Transcribe the data in full and exactly, omitting any pictures.

-------------------------

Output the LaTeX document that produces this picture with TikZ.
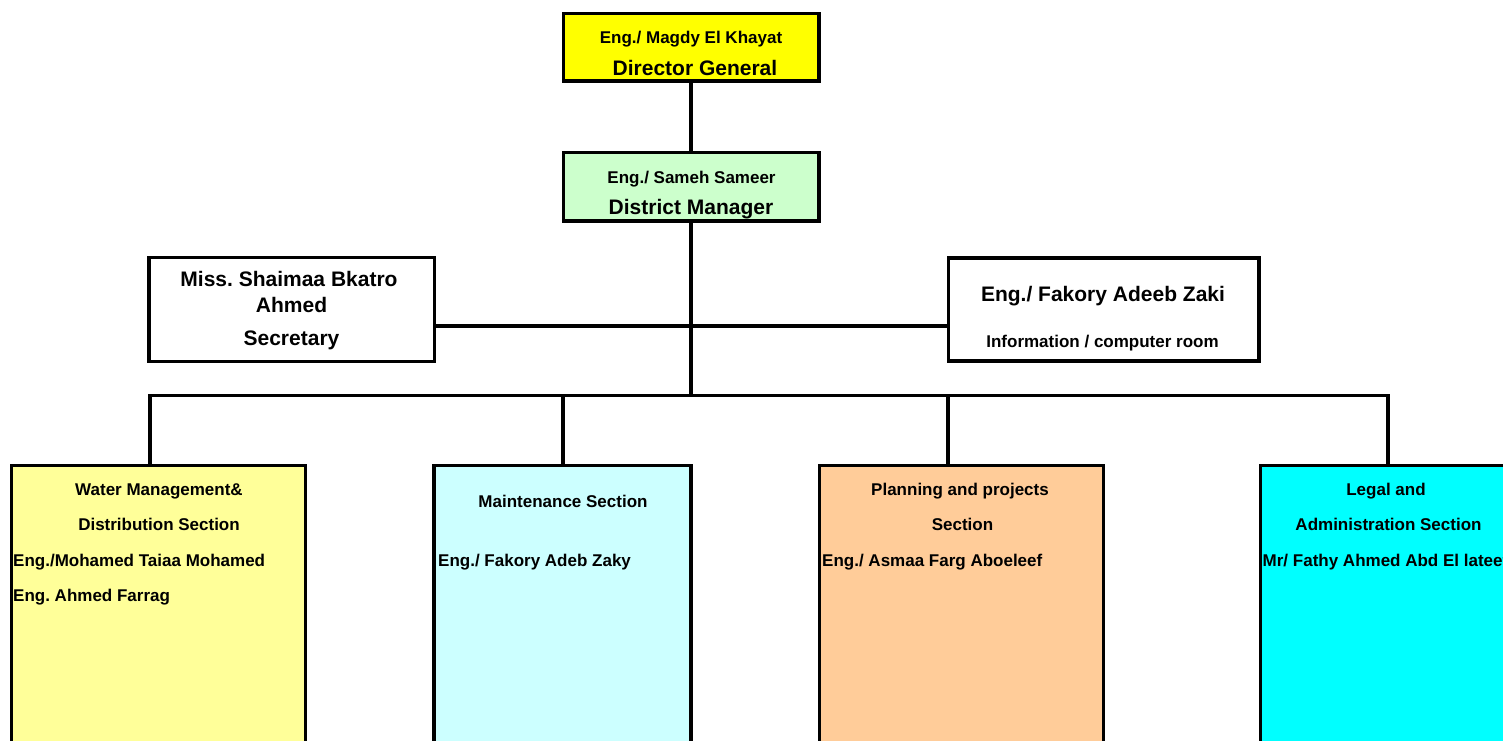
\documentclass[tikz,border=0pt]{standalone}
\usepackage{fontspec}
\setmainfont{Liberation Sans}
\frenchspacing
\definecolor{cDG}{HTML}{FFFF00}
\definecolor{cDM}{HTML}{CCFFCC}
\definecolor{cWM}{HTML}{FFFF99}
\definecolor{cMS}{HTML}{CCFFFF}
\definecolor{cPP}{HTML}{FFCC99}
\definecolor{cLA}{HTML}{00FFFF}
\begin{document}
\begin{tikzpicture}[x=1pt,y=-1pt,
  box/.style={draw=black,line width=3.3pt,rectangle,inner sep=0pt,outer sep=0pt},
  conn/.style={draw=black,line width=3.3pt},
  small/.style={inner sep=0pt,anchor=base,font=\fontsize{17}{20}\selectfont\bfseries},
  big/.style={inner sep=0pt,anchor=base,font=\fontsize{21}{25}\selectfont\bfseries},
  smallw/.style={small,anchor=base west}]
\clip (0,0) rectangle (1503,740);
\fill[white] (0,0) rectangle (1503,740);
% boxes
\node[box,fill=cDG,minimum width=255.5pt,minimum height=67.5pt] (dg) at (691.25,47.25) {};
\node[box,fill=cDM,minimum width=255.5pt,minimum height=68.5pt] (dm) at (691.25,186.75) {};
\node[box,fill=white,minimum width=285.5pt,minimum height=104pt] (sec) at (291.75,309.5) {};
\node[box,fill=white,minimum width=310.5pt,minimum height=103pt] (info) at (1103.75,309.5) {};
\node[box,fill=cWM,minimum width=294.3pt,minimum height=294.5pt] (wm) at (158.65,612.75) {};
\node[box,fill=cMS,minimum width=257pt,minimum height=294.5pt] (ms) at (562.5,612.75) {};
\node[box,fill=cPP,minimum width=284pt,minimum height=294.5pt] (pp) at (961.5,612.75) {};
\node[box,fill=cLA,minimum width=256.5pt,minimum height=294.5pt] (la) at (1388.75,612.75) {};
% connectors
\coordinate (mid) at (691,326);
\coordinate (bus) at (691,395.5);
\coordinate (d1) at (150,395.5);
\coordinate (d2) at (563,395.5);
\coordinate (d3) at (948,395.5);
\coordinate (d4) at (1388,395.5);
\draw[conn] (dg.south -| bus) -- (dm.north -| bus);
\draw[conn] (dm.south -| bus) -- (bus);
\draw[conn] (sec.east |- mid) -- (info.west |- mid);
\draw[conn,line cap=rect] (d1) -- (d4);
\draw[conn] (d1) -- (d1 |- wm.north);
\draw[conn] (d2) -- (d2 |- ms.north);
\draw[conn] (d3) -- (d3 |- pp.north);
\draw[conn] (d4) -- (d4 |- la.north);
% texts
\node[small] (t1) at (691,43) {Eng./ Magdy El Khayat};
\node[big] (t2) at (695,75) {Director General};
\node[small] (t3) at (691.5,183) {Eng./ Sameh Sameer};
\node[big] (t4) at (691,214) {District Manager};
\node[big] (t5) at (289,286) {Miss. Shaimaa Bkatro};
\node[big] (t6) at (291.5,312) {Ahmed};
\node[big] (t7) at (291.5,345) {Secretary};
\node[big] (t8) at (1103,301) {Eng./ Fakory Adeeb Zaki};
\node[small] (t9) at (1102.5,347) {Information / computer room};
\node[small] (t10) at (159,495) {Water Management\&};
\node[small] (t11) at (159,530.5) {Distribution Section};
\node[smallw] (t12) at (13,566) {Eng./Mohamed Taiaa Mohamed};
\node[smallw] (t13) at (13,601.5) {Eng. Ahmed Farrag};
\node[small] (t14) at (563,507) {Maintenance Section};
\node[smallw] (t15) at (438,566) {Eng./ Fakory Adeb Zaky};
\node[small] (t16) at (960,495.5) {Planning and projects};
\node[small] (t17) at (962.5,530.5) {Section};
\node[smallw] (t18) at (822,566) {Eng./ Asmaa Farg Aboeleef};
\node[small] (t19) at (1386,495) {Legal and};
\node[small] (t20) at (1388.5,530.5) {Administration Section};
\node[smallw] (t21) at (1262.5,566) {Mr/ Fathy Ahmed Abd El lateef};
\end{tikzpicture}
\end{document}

-------------------------

◆ Solution:
Output the LaTeX document that produces this picture with TikZ.
\documentclass[tikz,border=0pt]{standalone}
\usepackage{fontspec}
\setmainfont{Liberation Sans}
\frenchspacing
\definecolor{cDG}{HTML}{FFFF00}
\definecolor{cDM}{HTML}{CCFFCC}
\definecolor{cWM}{HTML}{FFFF99}
\definecolor{cMS}{HTML}{CCFFFF}
\definecolor{cPP}{HTML}{FFCC99}
\definecolor{cLA}{HTML}{00FFFF}
\begin{document}
\begin{tikzpicture}[x=1pt,y=-1pt,
  box/.style={draw=black,line width=3.3pt,rectangle,inner sep=0pt,outer sep=0pt},
  conn/.style={draw=black,line width=3.3pt},
  small/.style={inner sep=0pt,anchor=base,font=\fontsize{17}{20}\selectfont\bfseries},
  big/.style={inner sep=0pt,anchor=base,font=\fontsize{21}{25}\selectfont\bfseries},
  smallw/.style={small,anchor=base west}]
\clip (0,0) rectangle (1503,740);
\fill[white] (0,0) rectangle (1503,740);
% boxes
\node[box,fill=cDG,minimum width=255.5pt,minimum height=67.5pt] (dg) at (691.25,47.25) {};
\node[box,fill=cDM,minimum width=255.5pt,minimum height=68.5pt] (dm) at (691.25,186.75) {};
\node[box,fill=white,minimum width=285.5pt,minimum height=104pt] (sec) at (291.75,309.5) {};
\node[box,fill=white,minimum width=310.5pt,minimum height=103pt] (info) at (1103.75,309.5) {};
\node[box,fill=cWM,minimum width=294.3pt,minimum height=294.5pt] (wm) at (158.65,612.75) {};
\node[box,fill=cMS,minimum width=257pt,minimum height=294.5pt] (ms) at (562.5,612.75) {};
\node[box,fill=cPP,minimum width=284pt,minimum height=294.5pt] (pp) at (961.5,612.75) {};
\node[box,fill=cLA,minimum width=256.5pt,minimum height=294.5pt] (la) at (1388.75,612.75) {};
% connectors
\coordinate (mid) at (691,326);
\coordinate (bus) at (691,395.5);
\coordinate (d1) at (150,395.5);
\coordinate (d2) at (563,395.5);
\coordinate (d3) at (948,395.5);
\coordinate (d4) at (1388,395.5);
\draw[conn] (dg.south -| bus) -- (dm.north -| bus);
\draw[conn] (dm.south -| bus) -- (bus);
\draw[conn] (sec.east |- mid) -- (info.west |- mid);
\draw[conn,line cap=rect] (d1) -- (d4);
\draw[conn] (d1) -- (d1 |- wm.north);
\draw[conn] (d2) -- (d2 |- ms.north);
\draw[conn] (d3) -- (d3 |- pp.north);
\draw[conn] (d4) -- (d4 |- la.north);
% texts
\node[small] (t1) at (691,43) {Eng./ Magdy El Khayat};
\node[big] (t2) at (695,75) {Director General};
\node[small] (t3) at (691.5,183) {Eng./ Sameh Sameer};
\node[big] (t4) at (691,214) {District Manager};
\node[big] (t5) at (289,286) {Miss. Shaimaa Bkatro};
\node[big] (t6) at (291.5,312) {Ahmed};
\node[big] (t7) at (291.5,345) {Secretary};
\node[big] (t8) at (1103,301) {Eng./ Fakory Adeeb Zaki};
\node[small] (t9) at (1102.5,347) {Information / computer room};
\node[small] (t10) at (159,495) {Water Management\&};
\node[small] (t11) at (159,530.5) {Distribution Section};
\node[smallw] (t12) at (13,566) {Eng./Mohamed Taiaa Mohamed};
\node[smallw] (t13) at (13,601.5) {Eng. Ahmed Farrag};
\node[small] (t14) at (563,507) {Maintenance Section};
\node[smallw] (t15) at (438,566) {Eng./ Fakory Adeb Zaky};
\node[small] (t16) at (960,495.5) {Planning and projects};
\node[small] (t17) at (962.5,530.5) {Section};
\node[smallw] (t18) at (822,566) {Eng./ Asmaa Farg Aboeleef};
\node[small] (t19) at (1386,495) {Legal and};
\node[small] (t20) at (1388.5,530.5) {Administration Section};
\node[smallw] (t21) at (1262.5,566) {Mr/ Fathy Ahmed Abd El lateef};
\end{tikzpicture}
\end{document}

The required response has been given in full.